Mothers risk lives collecting cans

ONGWEDIVA - Some parents in Oshakati are risking their lives, collecting empty cans and scrap metals at odd hours to earn cash for their children’s stationaries. 

Some women were seen roaming around at bars and refuse bins late at night in Uupindi and Oshoopala which are considered as the most dangerous locations in Oshakati. 

They collect scrap metals, mostly empty cans which they sell at local scrapyards. They say they use the money to buy stationeries. 

Victoria Shitaatala, from Uupindi informal settlement, in an interview with New Era said she did domestic work during the festive season but the money was not enough to cover all the expenses for her children’s school. 

A friend introduced her to a scrapyard in Oneshila a month ago and she has been collecting scrap metals for extra income. 

On a good day, she can make N$100, which she says is better than nothing. 

“I am a mother and grandmother to eight children who all depend on me.

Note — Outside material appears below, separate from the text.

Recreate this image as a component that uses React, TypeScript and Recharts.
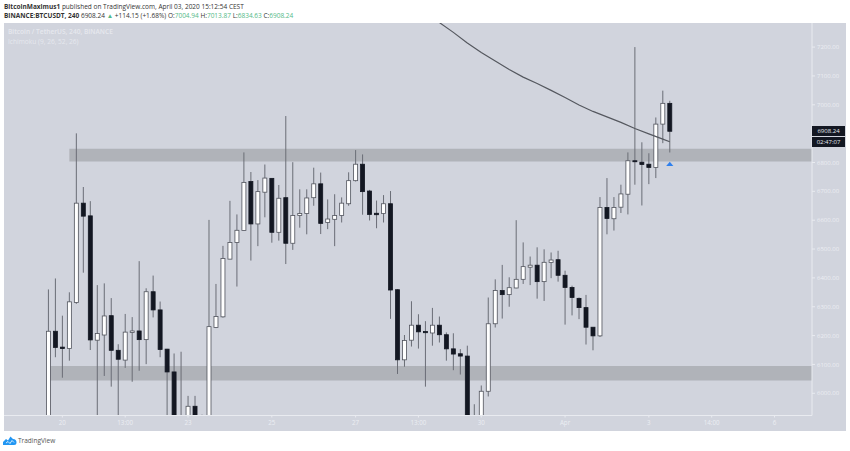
import { Bar, ComposedChart, Line, ReferenceArea, ReferenceDot, XAxis, YAxis } from "recharts";

// BTCUSDT 4h candles. Anything under about 5923 is cut off by the chart bottom.
const opens = [
  5900, 6215, 6160, 6155, 6315, 6659, 6615, 6184, 6202, 6269,
  6149, 6115, 6211, 6216, 6186, 6352, 6289, 6153, 6074, 5905,
  5900, 5955, 5915, 5900, 6228, 6265, 6465, 6523, 6564, 6734,
  6587, 6697, 6745, 6558, 6678, 6520, 6616, 6623, 6678, 6726,
  6592, 6603, 6616, 6657, 6737, 6794, 6701, 6624, 6623, 6657,
  6359, 6116, 6184, 6236, 6214, 6209, 6236, 6203, 6154, 6137,
  6129, 5880, 5900, 6007, 6241, 6356, 6342, 6365, 6395, 6437,
  6444, 6387, 6453, 6463, 6409, 6367, 6329, 6297, 6229, 6199,
  6644, 6605, 6645, 6690, 6806, 6801, 6794, 6783, 6933, 7004.94,
];
const closes = [
  6215, 6159, 6155, 6317, 6659, 6614, 6185, 6207, 6268, 6149,
  6118, 6212, 6216, 6186, 6352, 6289, 6152, 6074, 5900, 5890,
  5955, 5900, 5905, 6231, 6266, 6467, 6523, 6565, 6731, 6587,
  6699, 6746, 6558, 6676, 6520, 6616, 6623, 6677, 6726, 6589,
  6604, 6616, 6659, 6737, 6794, 6699, 6620, 6619, 6657, 6358,
  6116, 6183, 6236, 6213, 6210, 6236, 6203, 6154, 6136, 6129,
  5900, 5890, 6007, 6241, 6356, 6342, 6366, 6395, 6439, 6444,
  6387, 6454, 6462, 6409, 6367, 6332, 6297, 6229, 6199, 6644,
  6606, 6644, 6691, 6806, 6803, 6793, 6783, 6933, 7005, 6908.24,
];
const highs = [
  6360, 6398, 6269, 6350, 6901, 6715, 6666, 6375, 6381, 6330,
  6170, 6275, 6264, 6458, 6364, 6408, 6318, 6154, 6138, 6144,
  5991, 5991, 5926, 6601, 6379, 6511, 6667, 6620, 6835, 6767,
  6739, 6793, 6745, 6722, 6961, 6801, 6707, 6707, 6782, 6765,
  6672, 6690, 6679, 6766, 6843, 6828, 6705, 6668, 6687, 6701,
  6361, 6202, 6319, 6274, 6250, 6296, 6266, 6211, 6208, 6153,
  6165, 5962, 6027, 6332, 6395, 6445, 6402, 6600, 6523, 6474,
  6506, 6499, 6488, 6494, 6425, 6373, 6332, 6341, 6229, 6680,
  6746, 6680, 6723, 6835, 7200, 6870, 6832, 6956, 7049, 7013.87,
];
const lows = [
  5880, 6125, 6054, 6113, 6310, 6418, 6150, 5900, 6060, 6023,
  5900, 6088, 6040, 6078, 6101, 6263, 6125, 5900, 5880, 5850,
  5880, 5880, 5880, 5880, 6226, 6262, 6465, 6370, 6563, 6460,
  6510, 6610, 6522, 6529, 6448, 6497, 6574, 6551, 6650, 6552,
  6569, 6510, 6592, 6650, 6734, 6619, 6599, 6572, 6592, 6258,
  6067, 6092, 6162, 6155, 6023, 6165, 6176, 6113, 6080, 6065,
  5880, 5860, 5880, 5989, 6228, 6259, 6300, 6364, 6379, 6375,
  6328, 6320, 6399, 6387, 6238, 6270, 6257, 6169, 6149, 6195,
  6551, 6564, 6625, 6620, 6723, 6651, 6725, 6746, 6867, 6834.63,
];

// moving average, read every second candle
const maIndex = [55, 56, 58, 60, 62, 64, 66, 68, 70, 72, 74, 76, 78, 80, 82, 84, 86, 88, 89];
const maValues = [7304, 7285, 7251, 7214, 7181, 7152, 7122, 7096, 7074, 7050, 7025, 6999, 6977, 6958, 6939, 6918, 6899, 6881, 6872];

// 6900 sits behind the last-price box in the picture, so it has no label
const priceTicks = [6000, 6100, 6200, 6300, 6400, 6500, 6600, 6700, 6800, 7000, 7100, 7200];
const timeTicks = [2, 11, 20, 32, 44, 53, 62, 74, 86, 95, 104];
const timeLabels = ["20", "13:00", "23", "25", "27", "13:00", "30", "Apr", "3", "14:00", "6"];

const upperBand = [6803, 6848];
const lowerBand = [6044, 6095];

const rows = opens.map((open, i) => {
  const maAt = maIndex.indexOf(i);
  return {
    i,
    open,
    close: closes[i],
    high: highs[i],
    low: lows[i],
    range: [lows[i], highs[i]],
    ma: maAt >= 0 ? maValues[maAt] : null,
  };
});

const xDomain = [-6.36, 109.37];
const TEXT = "'Open Sans', sans-serif";

function Candle(props: any) {
  const { x, y, width, height, payload } = props;
  const { open, close, high, low } = payload;
  const perPrice = height / (high - low);
  const cx = x + width / 2;
  const top = y + (high - Math.max(open, close)) * perPrice;
  const bodyH = Math.max(Math.abs(open - close) * perPrice, 1);
  const up = close >= open;
  return (
    <g>
      <line x1={cx} x2={cx} y1={y} y2={y + height} stroke="#6a6d76" strokeWidth={1} />
      <rect
        x={cx - 2}
        y={top}
        width={4}
        height={bodyH}
        fill={up ? "#ffffff" : "#131722"}
        stroke={up ? "#50535c" : "#131722"}
        strokeWidth={0.8}
      />
    </g>
  );
}

function BlueArrow(props: any) {
  const { cx, cy } = props;
  return <path d={`M${cx - 3.6} ${cy + 2} L${cx} ${cy - 2.2} L${cx + 3.6} ${cy + 2} Z`} fill="#2f80ed" />;
}

function PriceBox({ top, label }: { top: number; label: string }) {
  return (
    <div
      style={{
        position: "absolute",
        left: 812,
        top,
        width: 33,
        height: 10,
        background: "#131722",
        color: "#e8eaf0",
        fontSize: 6,
        lineHeight: "10px",
        textAlign: "center",
      }}
    >
      {label}
    </div>
  );
}

export default function App() {
  const teal = { color: "#53b987" };
  return (
    <div style={{ position: "absolute", left: 0, top: 0, width: 850, height: 451, background: "#fff", fontFamily: TEXT, overflow: "hidden" }}>
      <div style={{ position: "absolute", left: 4, top: 2, fontSize: 6.5, lineHeight: "9px", color: "#333", whiteSpace: "nowrap" }}>
        <b>BitcoinMaximus1</b> published on TradingView.com, April 03, 2020 15:12:54 CEST
      </div>
      <div style={{ position: "absolute", left: 4, top: 11, fontSize: 6.5, lineHeight: "9px", color: "#333", whiteSpace: "nowrap" }}>
        <b>BINANCE:BTCUSDT, 240</b> 6908.24 <span style={teal}>▲</span> +114.15 (+1.68%) O:<span style={teal}>7004.94</span> H:
        <span style={teal}>7013.87</span> L:<span style={teal}>6834.63</span> C:<span style={teal}>6908.24</span>
      </div>

      <div style={{ position: "absolute", left: 4, top: 23, width: 842, height: 408, background: "#d1d4dd" }} />

      <div style={{ position: "absolute", left: 0, top: 0 }}>
        <ComposedChart width={850} height={451} data={rows} margin={{ top: 23, right: 4, bottom: 20, left: 4 }}>
          <XAxis
            dataKey="i"
            type="number"
            domain={xDomain}
            allowDataOverflow
            ticks={timeTicks}
            tickFormatter={(v: number) => timeLabels[timeTicks.indexOf(v)]}
            height={15.5}
            stroke="#e9ebf0"
            tickSize={2}
            tickMargin={3}
            tick={{ fill: "#eceef3", fontSize: 6.2 }}
          />
          <YAxis
            orientation="right"
            domain={[5923, 7283.5]}
            allowDataOverflow
            ticks={priceTicks}
            tickFormatter={(v: number) => v.toFixed(2)}
            width={34}
            stroke="#e9ebf0"
            tickSize={3}
            tickMargin={2}
            tick={{ fill: "#eceef3", fontSize: 6 }}
          />
          <Bar dataKey="range" barSize={5} shape={<Candle />} isAnimationActive={false} />
          <Line dataKey="ma" stroke="#55585f" strokeWidth={1.2} dot={false} connectNulls isAnimationActive={false} />
          <ReferenceArea x1={3} x2={xDomain[1]} y1={upperBand[0]} y2={upperBand[1]} fill="#787b7a" fillOpacity={0.36} stroke="none" />
          <ReferenceArea x1={0} x2={xDomain[1]} y1={lowerBand[0]} y2={lowerBand[1]} fill="#787b7a" fillOpacity={0.36} stroke="none" />
          <ReferenceDot x={89} y={6795} r={4} shape={<BlueArrow />} />
        </ComposedChart>
      </div>

      <div style={{ position: "absolute", left: 8, top: 27, fontSize: 6.6, lineHeight: "10px", fontWeight: 600, color: "#e6e8ee", whiteSpace: "nowrap" }}>
        Bitcoin / TetherUS, 240, BINANCE
      </div>
      <div style={{ position: "absolute", left: 8, top: 37, fontSize: 6.6, lineHeight: "10px", color: "#e6e8ee", whiteSpace: "nowrap" }}>
        Ichimoku (9, 26, 52, 26)
      </div>

      <PriceBox top={126} label="6908.24" />
      <PriceBox top={137} label="02:47:07" />

      <svg style={{ position: "absolute", left: 3, top: 436 }} width={14} height={10} viewBox="0 0 14 10">
        <path d="M0 9 V6 L3 3 L5 4.5 L7.5 0.5 L10 3 Q13.5 3 13.5 6.5 Q13.5 9 11 9 Z" fill="#2196f3" />
        <path d="M3 7 L5 5.5 L7 7.5 L9 4.5 L11 6.5" fill="none" stroke="#fff" strokeWidth={0.8} />
      </svg>
      <div style={{ position: "absolute", left: 18, top: 436, fontSize: 6.5, lineHeight: "10px", color: "#555", whiteSpace: "nowrap" }}>TradingView</div>
    </div>
  );
}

I don’t get any assistance from the government, so I have to try my best to feed them and send them to school,’’ she narrated. 

She further said she should not be questioned about the parents of the grandchildren since she doesn’t have an answer. 

“I go to sheebens around 02h00 in the morning when bars are closed to pick up empty cans. I would than squash them to tiny sizes and put them in a bag. The heavier the bag, the more money I get,” she said. 

Shitaatala said she is aware that Uupindi is a dangerous location, but she cannot do anything about it, as she is ready for whatever comes, but she thanks God that nothing happened to her so far. 

She asked who would buy stationeries for her children if she does not go out of her way to look for money. 

Liina Petrus from Oshoopala informal settlement has been collecting scrap since September last year. 

“When bars are closed, it is the right time for us to collect our scrap. No one is disturbing you, during the day, bar owners chase us away unless you go to the dumpsite. 

“Collecting scrap has changed my life. I am unemployed but now I have gained respect from my family because l am able to put food on the table,” she said. 

“I mostly collect copper metals than cans, since they weigh better. Filling two or three buckets makes my day,” she added. 

At first, she could not tell the difference between metals, but the other women taught her. 

Maria Shikoyeni from Uupindi started as scrap collector, picking through the dumpsite. 

Currently she buys a load of scrap metals from trucks brought to the dump by firms she knows, and she employs nine women to sort through it for her. 

“People made fun of me when l started off as a scrap picker. They said I should look for something better to do, but now I am a business owner employing other people,” says the single mother of five. 

Shikoyeni pays her employees N$50 to N$100 a day and sells the scrap to big yards in Oneshila and Ondangwa. 

“Sometimes the dump runs dry and we wait for trucks to come with material. If more metal companies come and dump here, it can make our lives easier,” she said. 

Shikoyeni said “through this I am able to buy stationeries for my children, I am not begging from anyone, although government schools failed us. 

Oshana education director Hileni Amukana confirmed to New Era that funds have been made available for stationery to all schools in Oshana. 

Oshana region received N$4 million for school stationery last year. 

“I am advising schools to at least meet the parents halfway with the money left as they are still waiting for the budget of 2023/2024,” she said. 

She also urged parents who are able to buy their children stationery to do so.